[slurm-users] GRES GPU issues
Tina Friedrich
tina.friedrich at it.ox.ac.uk
Wed Dec 5 02:55:56 MST 2018
I'm running 18.08.3, and I have a fair number of GPU GRES resources -
recently upgraded to 18.08.03 from a 17.x release. It's definitely not
as if they don't work in an 18.x release. (I do not distribute the same
gres.conf file everywhere though, never tried that.)
Just a really stupid question - the /dev/nvidiaX devices do exist, I
assume? You are running nvidia-persistenced (or something similar) to
ensure the cards are up & the device files initialised etc?
Tina
On 04/12/2018 23:36, Brian W. Johanson wrote:
> Only thing to suggest once again is increasing the logging of both
> slurmctl and slurmd.
> As for downgrading, I wouldn't suggest running a 17.x slurmdbd against a
> db built with 18.x. I imagine there are enough changes there to cause
> trouble.
> I don't imagine downgrading will fix your issue, if you are running
> 18.08.0, the most recent release is 18.08.3. NEWS packed in the
> tarballs gives the fixes in the versions. I don't see any that would
> fit you case.
>
>
> On 12/04/2018 02:11 PM, Lou Nicotra wrote:
>> Brian, I used a single gres.conf file and distributed to all nodes...
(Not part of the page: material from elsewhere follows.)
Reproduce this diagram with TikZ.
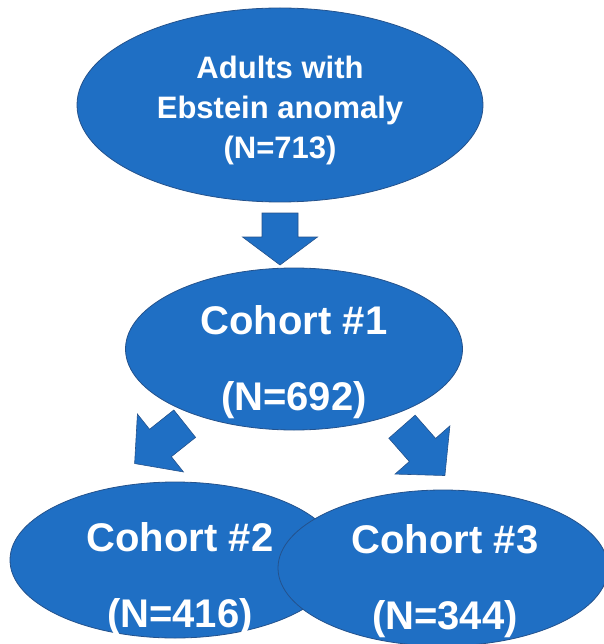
\documentclass[tikz,border=0pt]{standalone}
\usepackage{fontspec}
\setmainfont{Liberation Sans}
\usetikzlibrary{shapes.geometric}

\definecolor{cohortblue}{RGB}{31,111,196}
\definecolor{cohortline}{RGB}{36,82,140}

\tikzset{
  cohort/.style={ellipse, draw=cohortline, fill=cohortblue, line width=0.8pt, inner sep=0pt},
  toptext/.style={text=white, font=\bfseries\fontsize{31}{40}\selectfont, align=center, inner sep=0pt},
  cohorttext/.style={text=white, font=\bfseries\fontsize{40}{76}\selectfont, align=center, inner sep=0pt},
  blockarrow/.style={draw=cohortline, fill=cohortblue, line width=0.6pt}
}

\begin{document}
\begin{tikzpicture}[x=1pt, y=-1pt]
    \useasboundingbox (0,0) rectangle (603,644);

    \node[cohort, minimum width=406pt, minimum height=194pt] (adults) at (280,105) {};
    \node[toptext] (adultstext) at (280,110) {Adults with\\Ebstein anomaly\\(N=713)};

    \draw[blockarrow, shift={(280,213)}, rotate=-90]
      (0,-18) -- (24,-18) -- (24,-37.5) -- (52,0) -- (24,37.5) -- (24,18) -- (0,18) -- cycle;

    \node[cohort, minimum width=337pt, minimum height=162pt] (cohortone) at (294,349) {};
    \node[cohorttext] (cohortonetext) at (294,362) {Cohort \#1\\(N=692)};

    \draw[blockarrow, shift={(184.7,423.7)}, rotate=218.5]
      (0,-17.5) -- (31,-17.5) -- (31,-37) -- (64,0) -- (31,37) -- (31,17.5) -- (0,17.5) -- cycle;
    \draw[blockarrow, shift={(402,426.7)}, rotate=-48.7]
      (0,-17.5) -- (31,-17.5) -- (31,-36.5) -- (65,0) -- (31,36.5) -- (31,17.5) -- (0,17.5) -- cycle;

    \node[cohort, minimum width=330pt, minimum height=156pt] (cohorttwo) at (175,560) {};
    \node[cohorttext] (cohorttwotext) at (180,579) {Cohort \#2\\(N=416)};

    \node[cohort, minimum width=330pt, minimum height=156pt] (cohortthree) at (443,568) {};
    \node[cohorttext] (cohortthreetext) at (445,581) {Cohort \#3\\(N=344)};
\end{tikzpicture}
\end{document}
>> Restarted all daemons, unfortunately scontrol still does not show any
>> Gres resources for GPU nodes...
>>
>> Will try to roll back to 17.X release. Is it basically a matter of
>> removing 18.x rpms and installing 17's? Does the DB need to be
>> downgraded also?
>>
>> Thanks...
>> Lou
>>
>> On Tue, Dec 4, 2018 at 10:25 AM Brian W. Johanson <bjohanso at psc.edu
>> <mailto:bjohanso at psc.edu>> wrote:
>>
>>
>> Do one more pass through making sure
>> s/1080GTX/1080gtx and s/K20/k20
>>
>> shutdown all slurmd, slurmctld, start slurmctl, start slurmd
>>
>>
>> I find it less confusing to have a global gres.conf file. I
>> haven't used a list (nvidia[0-1), mainly because I want to specify
>> thethe cores to use for each gpu.
>>
>> gres.conf would look something like...
>>
>> NodeName=tiger[02-04,06-09,11-14,16-19,21-22] Name=gpu Type=k80
>> File=/dev/nvidia0 Cores=0
>> NodeName=tiger[02-04,06-09,11-14,16-19,21-22] Name=gpu Type=k80
>> File=/dev/nvidia1 Cores=1
>> NodeName=tiger[01,05,10,15,20] Name=gpu Type=1080gtx
>> File=/dev/nvidia0 Cores=0
>> NodeName=tiger[01,05,10,15,20] Name=gpu Type=1080gtx
>> File=/dev/nvidia1 Cores=1
>>
>> which can be distributed to all nodes.
>>
>> -b
>>
>>
>> On 12/04/2018 09:55 AM, Lou Nicotra wrote:
>>> Brian, the specific node does not show any gres...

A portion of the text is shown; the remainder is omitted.